Consultant disease: not knowing what you don't know..

Chris handles DNS issues, but she wasn't here and because it had to be on Solaris 10 I said words I shouldn't have. Many hours later I was indeed covered with something, but definitely not glory - in fact, the only thing that saved my butt on in.named and its nefarious colleagues was a FOSS script - the h2n thing by HP's Andris Kalnozols.

In denouement I was painfully reminded of one of my other attempts at being Mr. Helpful - one in which I met the client's EMC for the first time, didn't know it was shared three ways.. and, well, thank God they had good backups.

But, all retrospective humor aside, there's a deeper lesson here: I know all about setting up Solaris Bind/DNS - on 2.5.1 from more than ten years ago.
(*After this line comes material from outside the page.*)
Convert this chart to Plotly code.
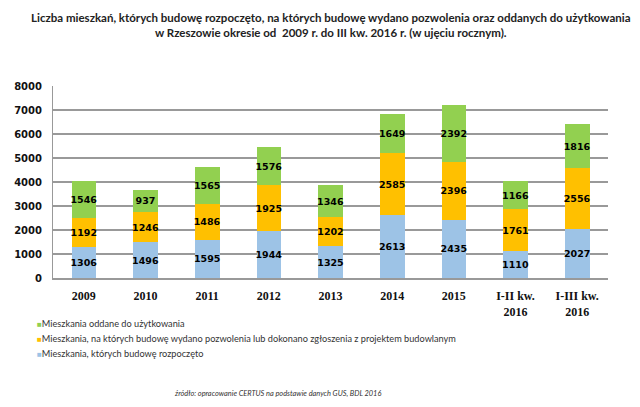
import plotly.graph_objects as go

categories = ["2009", "2010", "2011", "2012", "2013", "2014", "2015",
              "I-II kw.<br>2016", "I-III kw.<br>2016"]
rozpoczete = [1306, 1496, 1595, 1944, 1325, 2613, 2435, 1110, 2027]
pozwolenia = [1192, 1246, 1486, 1925, 1202, 2585, 2396, 1761, 2556]
oddane = [1546, 937, 1565, 1576, 1346, 1649, 2392, 1166, 1816]

names = ["Mieszkania, których budowę rozpoczęto",
         "Mieszkania, na których budowę wydano pozwolenia lub dokonano zgłoszenia z projektem budowlanym",
         "Mieszkania oddane do użytkowania"]
colors = ["#9DC3E6", "#FFC000", "#92D050"]
title_lines = ["Liczba mieszkań, których budowę rozpoczęto, na których budowę wydano pozwolenia oraz oddanych do użytkowania",
               "w Rzeszowie okresie od  2009 r. do III kw. 2016 r. (w ujęciu rocznym)."]

fig = go.Figure()
for vals, name, col in zip([rozpoczete, pozwolenia, oddane], names, colors):
    fig.add_trace(go.Bar(
        x=categories, y=vals, name=name, showlegend=False,
        marker=dict(color=col, line=dict(width=0)),
        text=vals, textposition="inside", insidetextanchor="middle",
        constraintext="none", textangle=0,
        textfont=dict(family="DejaVu Sans", size=9.5, color="black", weight="bold"),
    ))

# the page body has an 8px margin, so everything is laid out 8px up/left
notes = []
for i, line in enumerate(title_lines):
    notes.append(dict(
        text=line, xref="paper", yref="paper", x=0.5, y=1 + (69 - 16 * i) / 192.0,
        xanchor="center", yanchor="middle", showarrow=False,
        font=dict(family="Lato", size=11.5, color="#222222", weight="bold"),
    ))

# legend drawn as annotations: small square + label, green on top
for i, (name, col) in enumerate(zip(names[::-1], colors[::-1])):
    notes.append(dict(
        text='<span style="color:%s;font-size:8px">■</span>%s' % (col, name),
        xref="paper", yref="paper", x=-0.032, y=(270 - 315 - 15 * i) / 192.0,
        xanchor="left", yanchor="middle", showarrow=False,
        font=dict(family="Lato", size=9.2, color="#333333"),
    ))

notes.append(dict(
    text="źródło: opracowanie CERTUS na podstawie danych GUS, BDL 2016",
    xref="paper", yref="paper", x=0.405, y=-0.6, xanchor="center", yanchor="middle",
    showarrow=False, font=dict(family="Lato", size=7.4, color="#333333", style="italic"),
))

fig.update_layout(
    width=640, height=407,
    barmode="stack", bargap=0.6,
    plot_bgcolor="white", paper_bgcolor="white",
    margin=dict(l=45, r=40, t=78, b=137),
    showlegend=False,
    annotations=notes,
)
fig.update_yaxes(
    range=[0, 8000], dtick=1000, showgrid=True, gridcolor="#999999", gridwidth=2,
    showline=True, linecolor="#999999", linewidth=1, automargin=False,
    tickfont=dict(family="DejaVu Sans", size=10, color="#111111", weight="bold"),
    ticks="outside", ticklen=8, tickcolor="rgba(0,0,0,0)", zeroline=False,
)
fig.update_xaxes(
    showline=True, linecolor="#999999", linewidth=2, automargin=False,
    tickfont=dict(family="Liberation Serif", size=12, color="#111111", weight="bold"),
    ticks="outside", ticklen=6, tickcolor="rgba(0,0,0,0)",
)

fig.write_html("out.html")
Guess what? yeah; and what neither you nor I know is just how much similar certitudes discolor other judgements about how easy, hard, or even feasible a lot of other things we're supposed to know about really are.

Given that I rant about this all the time - and got caught by it anyway: how do you think the more ego driven amongst the pointy-heads make out? And bear in mind, please, that I got caught by volunteering to do - a mistake most of the people whose experience twenty years ago still qualifies them as experts aren't naive enough to make.

And that signals a real problem: the overwhelming majority of high end IT consultants and project managers carry 20+ page resumes - now it's true that relationship knowledge is forever, but equally true that most of what the expert knew even a few years ago is likely to be seriously out of date: better treated as a guide to where he's going to go wrong than anything else.

Since people adapt, and most experts aren't foolish enough to actually touch a keyboard, the typical corporate consulting scenario combines relationship management among the seniors with the technical skills of a few juniors - and this costs lots of money and must surely lead to some howlingly bad decisions, but on net allows the industry to bump along more or less cheerfully.

There is one arena, however, where reverence for long irrelavant and correspondingly incorrect knowledge constitutes a real threat to progress and that's the legal system.

When a lawyer wants an expert witness, the qualification process focuses on formal certification - and a ph'd granted thirty years ago followed by ten years of teaching and twenty years as an peripathetic expert easily outranks the BSc who actually wrote the code or developed the policies the court's trying to assess.

And the bottom line on that is simple: court decisions often flout age over change - and make absolutely no sense at all.


Paul Murphy wrote and published The Unix Guide to Defenestration. Murphy is a 25-year veteran of the I.T. consulting industry, specializing in Unix and Unix-related management issues.